The American Gas Association, which represents gas utilities, said the administration’s proposal and its cost-savings estimates don’t jibe with government data that also project natural gas will be roughly 30% to 50% of the price of other fuels through 2050.
The AGA also says that removing direct-use applications of gas in buildings in favor of electric heat pumps, for instance, will simply shift gas use to the electric-generation sector, meaning the power utilities themselves, which can be more costly and less efficient, resulting in higher greenhouse gas emissions overall.
Natural gas was the major replacement for coal in powering U.S. electricity; wind and solar also provide power.
“Eliminating natural gas in federal buildings is an impractical, unscientific and expensive idea that will have no environmental benefit,” said Karen Harbert, president and CEO of the AGA.
“In reality, the demand for electricity fueled by natural gas will only increase and the costs will be borne by every taxpayer.
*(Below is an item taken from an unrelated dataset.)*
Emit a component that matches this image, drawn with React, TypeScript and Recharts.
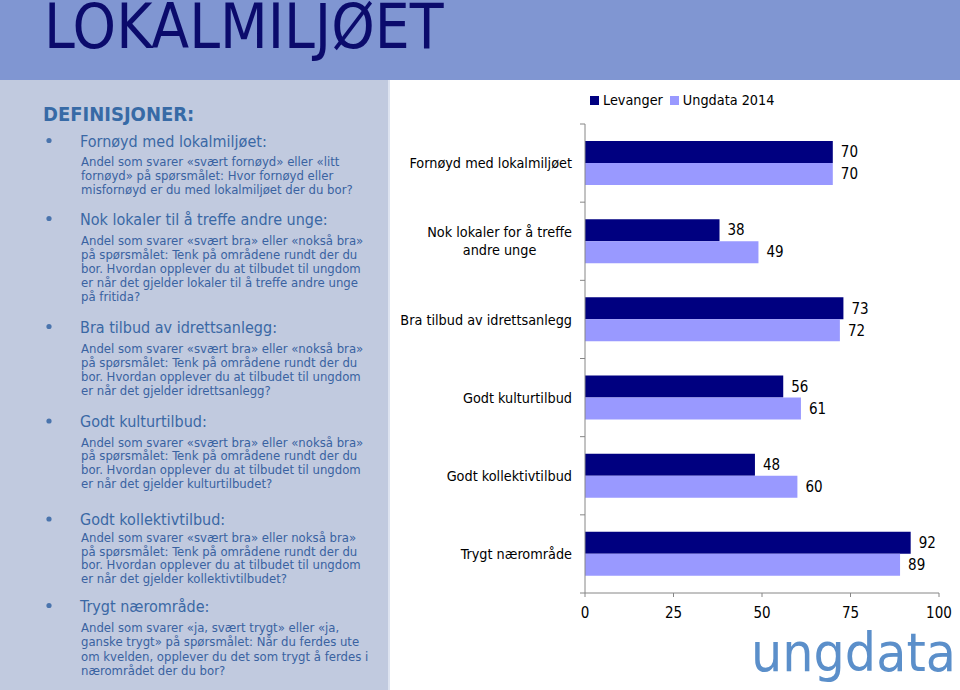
import React from "react";
import { BarChart, Bar, XAxis, YAxis, LabelList, Legend } from "recharts";

// ---------- data ----------
const categories = [
  "Fornøyd med lokalmiljøet",
  "Nok lokaler for å treffe\nandre unge",
  "Bra tilbud av idrettsanlegg",
  "Godt kulturtilbud",
  "Godt kollektivtilbud",
  "Trygt nærområde",
];
const levanger = [70, 38, 73, 56, 48, 92];
const ungdata2014 = [70, 49, 72, 61, 60, 89];
const seriesNames = ["Levanger", "Ungdata 2014"];
const xTicks = [0, 25, 50, 75, 100];

const pageTitle = "LOKALMILJØET";
const definitionsHeader = "DEFINISJONER:";
const definitionTitles = [
  "Fornøyd med lokalmiljøet:",
  "Nok lokaler til å treffe andre unge:",
  "Bra tilbud av idrettsanlegg:",
  "Godt kulturtilbud:",
  "Godt kollektivtilbud:",
  "Trygt nærområde:",
];
const definitionLines = [
  [
    "Andel som svarer «svært fornøyd» eller «litt",
    "fornøyd» på spørsmålet: Hvor fornøyd eller",
    "misfornøyd er du med lokalmiljøet der du bor?",
  ],
  [
    "Andel som svarer «svært bra» eller «nokså bra»",
    "på spørsmålet: Tenk på områdene rundt der du",
    "bor. Hvordan opplever du at tilbudet til ungdom",
    "er når det gjelder lokaler til å treffe andre unge",
    "på fritida?",
  ],
  [
    "Andel som svarer «svært bra» eller «nokså bra»",
    "på spørsmålet: Tenk på områdene rundt der du",
    "bor. Hvordan opplever du at tilbudet til ungdom",
    "er når det gjelder idrettsanlegg?",
  ],
  [
    "Andel som svarer «svært bra» eller «nokså bra»",
    "på spørsmålet: Tenk på områdene rundt der du",
    "bor. Hvordan opplever du at tilbudet til ungdom",
    "er når det gjelder kulturtilbudet?",
  ],
  [
    "Andel som svarer «svært bra» eller nokså bra»",
    "på spørsmålet: Tenk på områdene rundt der du",
    "bor. Hvordan opplever du at tilbudet til ungdom",
    "er når det gjelder kollektivtilbudet?",
  ],
  [
    "Andel som svarer «ja, svært trygt» eller «ja,",
    "ganske trygt» på spørsmålet: Når du ferdes ute",
    "om kvelden, opplever du det som trygt å ferdes i",
    "nærområdet der du bor?",
  ],
];
const logoText = "ungdata";

// ---------- layout / style ----------
const FONT = "'DejaVu Sans Condensed', 'DejaVu Sans', sans-serif";
const headingBaselines = [146.5, 224.5, 332.5, 427, 525, 611.5];
const descStarts = [165.5, 244.5, 353, 446.5, 542, 631.5];
const descSteps = [14, 14.1, 13.9, 13.8, 13.6, 14.5];

const CHART_W = 570;
const CHART_H = 610;
const MARGIN = { top: 44, right: 21, left: 0, bottom: 0 };
const Y_AXIS_W = 195;
const X_AXIS_H = 97;
const PLOT_H = CHART_H - MARGIN.top - X_AXIS_H;
const BAND = PLOT_H / categories.length;
const AXIS_COLOR = "#868686";
const DARK = "#000080";
const LIGHT = "#9999ff";
const TICK_SIZE = 5;
const TICK_MARGIN = 8;
const LABEL_SIZE = 15;
const CAT_SIZE = 14.3;

const data = categories.map((c, i) => ({
  category: c,
  levanger: levanger[i],
  ungdata: ungdata2014[i],
}));

let measureCtx: CanvasRenderingContext2D | null = null;
function measure(text: string, size: number) {
  if (!measureCtx) {
    const c = document.createElement("canvas");
    measureCtx = c.getContext("2d");
  }
  if (!measureCtx) return text.length * size * 0.5;
  measureCtx.font = `${size}px "DejaVu Sans Condensed", "DejaVu Sans", sans-serif`;
  return measureCtx.measureText(text).width;
}

function CategoryTick(props: any) {
  const { x, y, payload, index } = props;
  const axisX = x + TICK_SIZE + TICK_MARGIN;
  const lines = String(payload.value).split("\n");
  const widths = lines.map((l) => measure(l, CAT_SIZE));
  const maxW = Math.max(...widths);
  const centerX = x - maxW / 2;
  const lineH = 18;
  const firstY = y - ((lines.length - 1) * lineH) / 2;
  return (
    <g>
      <line x1={axisX - TICK_SIZE} x2={axisX} y1={y - BAND / 2} y2={y - BAND / 2} stroke={AXIS_COLOR} />
      {index === categories.length - 1 && (
        <line x1={axisX - TICK_SIZE} x2={axisX} y1={y + BAND / 2} y2={y + BAND / 2} stroke={AXIS_COLOR} />
      )}
      {lines.map((l, i) => (
        <text
          key={i}
          x={lines.length > 1 ? centerX : x}
          y={firstY + i * lineH}
          dy="0.36em"
          textAnchor={lines.length > 1 ? "middle" : "end"}
          fontFamily={FONT}
          fontSize={CAT_SIZE}
          fill="#000"
        >
          {l}
        </text>
      ))}
    </g>
  );
}

function LegendContent(props: any) {
  const { payload } = props;
  return (
    <div style={{ display: "flex", alignItems: "center", fontFamily: FONT, fontSize: CAT_SIZE, color: "#000", whiteSpace: "nowrap" }}>
      {(payload || []).map((p: any, i: number) => (
        <span key={i} style={{ display: "flex", alignItems: "center", marginRight: 7 }}>
          <span style={{ width: 9, height: 9, background: p.color, display: "inline-block", marginRight: 4 }} />
          {p.value}
        </span>
      ))}
    </div>
  );
}

export default function App() {
  const headColor = "#3a68a5";
  const descColor = "#3962a1";
  return (
    <div style={{ position: "absolute", left: 0, top: 0, width: 960, height: 690, overflow: "hidden", background: "#ffffff" }}>
      <svg width={960} height={690} style={{ position: "absolute", left: 0, top: 0 }}>
        <rect x={0} y={0} width={960} height={80} fill="#8096d2" />
        <rect x={0} y={80} width={388} height={610} fill="#c1cadf" />
        <rect x={388} y={80} width={2} height={610} fill="#dde3f0" />
        <text x={44} y={48} fontFamily={FONT} fontSize={61.5} fill="#0b0b6c">
          {pageTitle}
        </text>
        <text x={43} y={120.7} fontFamily={FONT} fontWeight="bold" fontSize={20} fill="#376aa6">
          {definitionsHeader}
        </text>
        {definitionTitles.map((t, i) => (
          <g key={i}>
            <circle cx={49} cy={headingBaselines[i] - 6} r={2.6} fill="#4a74ad" />
            <text x={80} y={headingBaselines[i]} fontFamily={FONT} fontSize={16} fill={headColor}>
              {t}
            </text>
            {definitionLines[i].map((l, j) => (
              <text key={j} x={81} y={descStarts[i] + j * descSteps[i]} fontFamily={FONT} fontSize={13} fill={descColor}>
                {l}
              </text>
            ))}
          </g>
        ))}
        <text
          x={751}
          y={671}
          fontFamily={FONT}
          fontSize={53}
          fill="#5b8fca"
          textLength={205}
          lengthAdjust="spacingAndGlyphs"
        >
          {logoText}
        </text>
      </svg>
      <div style={{ position: "absolute", left: 390, top: 80 }}>
        <BarChart width={CHART_W} height={CHART_H} data={data} layout="vertical" margin={MARGIN} barGap={0}>
          <XAxis
            type="number"
            domain={[0, 100]}
            ticks={xTicks}
            height={X_AXIS_H}
            stroke={AXIS_COLOR}
            tickSize={4}
            tickMargin={10}
            tick={{ fontSize: LABEL_SIZE, fill: "#000", fontFamily: FONT }}
            interval={0}
          />
          <YAxis
            type="category"
            dataKey="category"
            width={Y_AXIS_W}
            stroke={AXIS_COLOR}
            tickLine={false}
            tickSize={TICK_SIZE}
            tickMargin={TICK_MARGIN}
            tick={<CategoryTick />}
            interval={0}
          />
          <Legend
            layout="horizontal"
            verticalAlign="middle"
            align="center"
            wrapperStyle={{ top: 12, left: 200, width: "auto" }}
            content={<LegendContent />}
          />
          <Bar dataKey="levanger" name={seriesNames[0]} fill={DARK} barSize={22} isAnimationActive={false}>
            <LabelList dataKey="levanger" position="right" offset={8} fill="#000" fontSize={LABEL_SIZE} fontFamily={FONT} />
          </Bar>
          <Bar dataKey="ungdata" name={seriesNames[1]} fill={LIGHT} barSize={22} isAnimationActive={false}>
            <LabelList dataKey="ungdata" position="right" offset={8} fill="#000" fontSize={LABEL_SIZE} fontFamily={FONT} />
          </Bar>
        </BarChart>
      </div>
    </div>
  );
}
Today, 187 million Americans use natural gas in their homes every day, more people than voted in the last election,” she said.
The Energy Department’s proposed rule will not penalize agencies for using fossil fuels to conduct mission-critical activities such as those related to national security. In addition, the DOE has established a petition process that will address concerns about technical feasibility for specific applications within a given building and climate zone.